Why does this matter? Unlike companies where an obligation to report performance consistently is necessary for investor information and regulatory oversight, governments are sovereign and can set the rules to suit their circumstances. However, since governments also borrow in the financial markets, the integrity of their public accounts is becoming a matter of increasing concern, as is the need for comparisons between countries. As long ago as 2013 the IMF published a working paper that examined the role of non-financial assets in government accounting and debt management across more than thirty countries. This highlighted significant discrepancies and concluded that improving the consistency and transparency of data about the extent and value of assets would improve economic management.
In 2015 the IPSASB issued its "Conceptual Framework for General Purpose Financial Reporting by Public Entities" This requires a preparer of accounts under IPSAS to "...select those measurement bases that most fairly reflect the cost of services, operational capacity and financial capacity of the entity in a manner that is useful in holding the entity to account, and for decision-making purposes." It acknowledges that sometimes this may be historic cost and sometimes current value and goes on to identify various measurement bases that may be applied.
In April 2019 the Board issued a consultation paper for a possible new standard on Measurement that will examine the various measurement bases set out in the Conceptual Framework and provide guidance on their application.

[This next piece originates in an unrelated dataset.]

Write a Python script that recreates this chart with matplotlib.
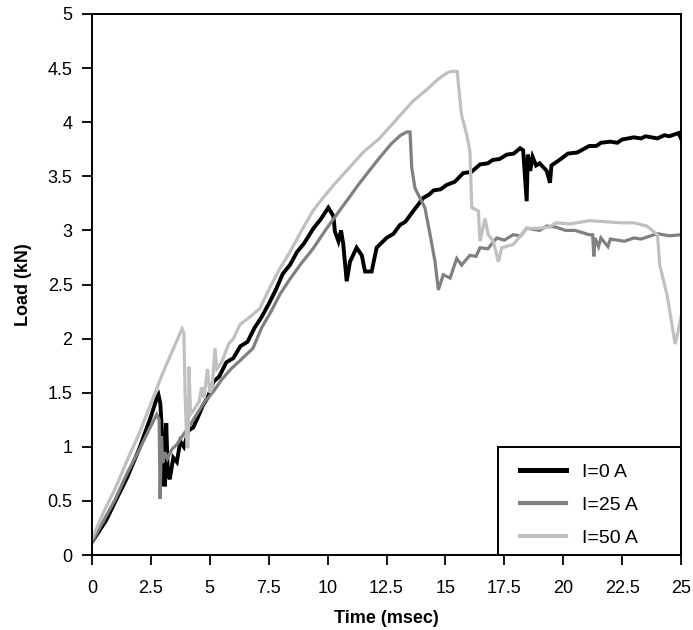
import matplotlib
matplotlib.use("Agg")
import matplotlib.pyplot as plt
from matplotlib.patches import Rectangle

plt.rcParams['font.family'] = ['Liberation Sans', 'DejaVu Sans']

# I = 0 A
t0 = [0, 0.3, 0.6, 1.0, 1.5, 2.0, 2.5, 2.75, 2.82, 2.9, 2.98, 3.05, 3.1, 3.15, 3.22, 3.3,
      3.45, 3.6, 3.75, 3.9, 4.1, 4.3, 4.45, 4.7, 4.9, 5.15, 5.4, 5.7, 6.0, 6.3, 6.6, 6.9,
      7.2, 7.5, 7.8, 8.1, 8.4, 8.7, 9.0, 9.4, 9.7, 10.03, 10.25, 10.31, 10.46, 10.57, 10.66,
      10.81, 10.95, 11.23, 11.45, 11.59, 11.87, 12.08, 12.5, 12.8, 13.07, 13.3, 13.64, 14.06,
      14.3, 14.5, 14.8, 15.05, 15.4, 15.76, 16.1, 16.47, 16.8, 17.0, 17.3, 17.6, 17.9, 18.17,
      18.3, 18.45, 18.5, 18.6, 18.7, 18.85, 19.0, 19.3, 19.44, 19.5, 19.7, 19.9, 20.2, 20.6,
      21.1, 21.4, 21.6, 22.0, 22.3, 22.5, 23.0, 23.3, 23.5, 24.0, 24.3, 24.5, 24.9, 25.0]
l0 = [0.12, 0.22, 0.32, 0.5, 0.72, 0.98, 1.28, 1.45, 1.48, 1.4, 1.1, 0.65, 0.65, 1.22, 0.75, 0.7,
      0.9, 0.86, 1.05, 1.0, 1.15, 1.18, 1.25, 1.38, 1.45, 1.6, 1.65, 1.78, 1.82, 1.93, 1.97, 2.1,
      2.2, 2.32, 2.45, 2.6, 2.68, 2.8, 2.88, 3.02, 3.1, 3.21, 3.13, 2.99, 2.9, 3.0, 2.88,
      2.53, 2.71, 2.84, 2.77, 2.62, 2.62, 2.84, 2.93, 2.97, 3.05, 3.08, 3.18, 3.3,
      3.33, 3.37, 3.38, 3.42, 3.45, 3.53, 3.54, 3.61, 3.62, 3.65, 3.66, 3.7, 3.71, 3.76,
      3.74, 3.27, 3.70, 3.55, 3.68, 3.6, 3.62, 3.55, 3.44, 3.6, 3.63, 3.66, 3.71, 3.72,
      3.78, 3.78, 3.81, 3.82, 3.81, 3.84, 3.86, 3.85, 3.87, 3.85, 3.88, 3.87, 3.90, 3.85]

# I = 25 A
t25 = [0, 0.5, 1.0, 1.5, 2.0, 2.4, 2.75, 2.85, 2.89, 2.95, 3.0, 3.1, 3.2, 3.4, 3.6, 3.9, 4.16,
       4.5, 4.8, 5.15, 5.5, 5.9, 6.3, 6.83, 7.2, 7.6, 7.98, 8.4, 8.9, 9.38, 9.9, 10.4, 10.8,
       11.3, 11.8, 12.2, 12.7, 13.1, 13.37, 13.5, 13.57, 13.71, 13.92, 14.13, 14.35, 14.56,
       14.7, 14.91, 15.2, 15.48, 15.69, 16.04, 16.3, 16.47, 16.8, 17.18, 17.5, 17.88, 18.2,
       18.45, 19.0, 19.3, 19.7, 20.1, 20.5, 21.1, 21.25, 21.3, 21.35, 21.5, 21.6, 21.9, 22.0,
       22.6, 23.0, 23.3, 24.0, 24.5, 25.0]
l25 = [0.12, 0.32, 0.52, 0.76, 0.97, 1.15, 1.30, 1.25, 0.52, 1.1, 0.85, 0.95, 0.89, 0.98, 1.02,
       1.12, 1.2, 1.32, 1.42, 1.51, 1.62, 1.72, 1.8, 1.91, 2.1, 2.25, 2.41, 2.55, 2.7, 2.83,
       3.0, 3.15, 3.27, 3.42, 3.56, 3.67, 3.8, 3.88, 3.91, 3.91, 3.58, 3.39, 3.30, 3.21, 2.96,
       2.71, 2.45, 2.59, 2.56, 2.74, 2.68, 2.77, 2.76, 2.84, 2.83, 2.93, 2.91, 2.96, 2.95,
       3.02, 3.0, 3.04, 3.03, 3.0, 3.0, 2.96, 2.96, 2.76, 2.93, 2.85, 2.93, 2.85, 2.92,
       2.9, 2.93, 2.92, 2.97, 2.95, 2.96]

# I = 50 A
t50 = [0, 0.5, 1.0, 1.5, 2.0, 2.5, 3.0, 3.5, 3.82, 3.9, 3.95, 4.03, 4.08, 4.12, 4.18, 4.35,
       4.55, 4.65, 4.75, 4.9, 5.0, 5.1, 5.22, 5.3, 5.5, 5.8, 6.0, 6.28, 6.7, 7.13, 7.5, 7.98,
       8.4, 8.9, 9.38, 9.8, 10.3, 10.8, 11.5, 12.2, 12.9, 13.6, 14.2, 14.7, 15.1, 15.28, 15.5,
       15.62, 15.68, 15.9, 16.04, 16.12, 16.4, 16.47, 16.68, 16.82, 17.03, 17.25, 17.39, 17.88,
       18.45, 19.0, 19.4, 19.7, 20.3, 21.1, 21.8, 22.5, 23.0, 23.55, 24.0, 24.1, 24.4, 24.55,
       24.75, 24.9, 25.0]
l50 = [0.15, 0.4, 0.62, 0.88, 1.12, 1.4, 1.68, 1.93, 2.09, 2.05, 1.5, 1.0, 1.0, 1.74, 1.3, 1.35,
       1.42, 1.55, 1.45, 1.72, 1.5, 1.55, 1.91, 1.72, 1.78, 1.95, 2.0, 2.13, 2.2, 2.28, 2.45, 2.65,
       2.8, 3.0, 3.18, 3.3, 3.43, 3.55, 3.72, 3.85, 4.02, 4.19, 4.3, 4.4, 4.46, 4.47, 4.47,
       4.2, 4.07, 3.89, 3.73, 3.21, 3.18, 2.90, 3.11, 2.96, 2.90, 2.71, 2.84, 2.87,
       3.02, 3.02, 3.03, 3.07, 3.06, 3.09, 3.08, 3.07, 3.07, 3.04, 2.96, 2.68, 2.41, 2.22,
       1.95, 2.09, 2.2]

series = [("I=0 A", t0, l0, "#000000", 2.8),
          ("I=25 A", t25, l25, "#808080", 2.3),
          ("I=50 A", t50, l50, "#c0c0c0", 2.3)]

xticks = [0, 2.5, 5, 7.5, 10, 12.5, 15, 17.5, 20, 22.5, 25]
xticklabels = ["0", "2.5", "5", "7.5", "10", "12.5", "15", "17.5", "20", "22.5", "25"]
yticks = [0, 0.5, 1, 1.5, 2, 2.5, 3, 3.5, 4, 4.5, 5]
yticklabels = ["0", "0.5", "1", "1.5", "2", "2.5", "3", "3.5", "4", "4.5", "5"]

fig = plt.figure(figsize=(6.93, 6.30), dpi=100)
ax = fig.add_axes([92/693, 75/630, 589/693, 541/630])

for name, t, l, c, lw in series:
    ax.plot(t, l, color=c, lw=lw, label=name, solid_joinstyle='miter')

ax.set_xlim(0, 25)
ax.set_ylim(0, 5)
ax.set_xticks(xticks)
ax.set_xticklabels(xticklabels)
ax.set_yticks(yticks)
ax.set_yticklabels(yticklabels)
ax.tick_params(direction='out', length=7, width=1.3, labelsize=13, color='black')
ax.tick_params(axis='x', pad=11)
ax.tick_params(axis='y', pad=7)
for s in ax.spines.values():
    s.set_linewidth(1.4)

ax.set_xlabel("Time (msec)", fontsize=13, fontweight='bold', labelpad=9.5)
ax.set_ylabel("Load (kN)", fontsize=13, fontweight='bold', labelpad=11)

# legend box
x0 = (498 - 92) / 589
h = (555 - 447) / 541
ax.add_patch(Rectangle((x0, 0), 1 - x0, h, transform=ax.transAxes, fill=True,
                       facecolor='white', edgecolor='black', lw=1.4, zorder=4,
                       clip_on=False))
leg = ax.legend(loc='upper left', bbox_to_anchor=((520 - 92) / 589, (555 - 463) / 541),
                fontsize=14, frameon=False, borderaxespad=0, borderpad=0,
                handlelength=2.37, handletextpad=0.82, labelspacing=0.8)
leg.set_zorder(5)
leg.get_lines()[0].set_linewidth(3.6)
leg.get_lines()[1].set_linewidth(3.0)
leg.get_lines()[2].set_linewidth(3.0)

fig.savefig("out.png", dpi=100)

At Valuology we have been watching these moves with interest. While IPSAS are not adopted by many countries at present, the IPSASB has been slowly building consensus and developing standards over many years. We are surely only a major sovereign debt crisis away from political momentum and market pressure to swing behind greater consistency and transparency in the way nations present their financial position to the rest of the world. When this happens IPSAS will become more important and could suddenly become something that many more valuers need to familiar with than at present. For our part we have submitted some comments on the Consultation Paper. While little time remains for comment on this, at some stage next year we can expect to see an Exposure Draft. To ensure that the proposals for valuation are not only technically correct but also address the range of challenges that are faced when a request is received to place a value on a publicly owned asset or liability, it is important that the valuation profession engages with these proposals.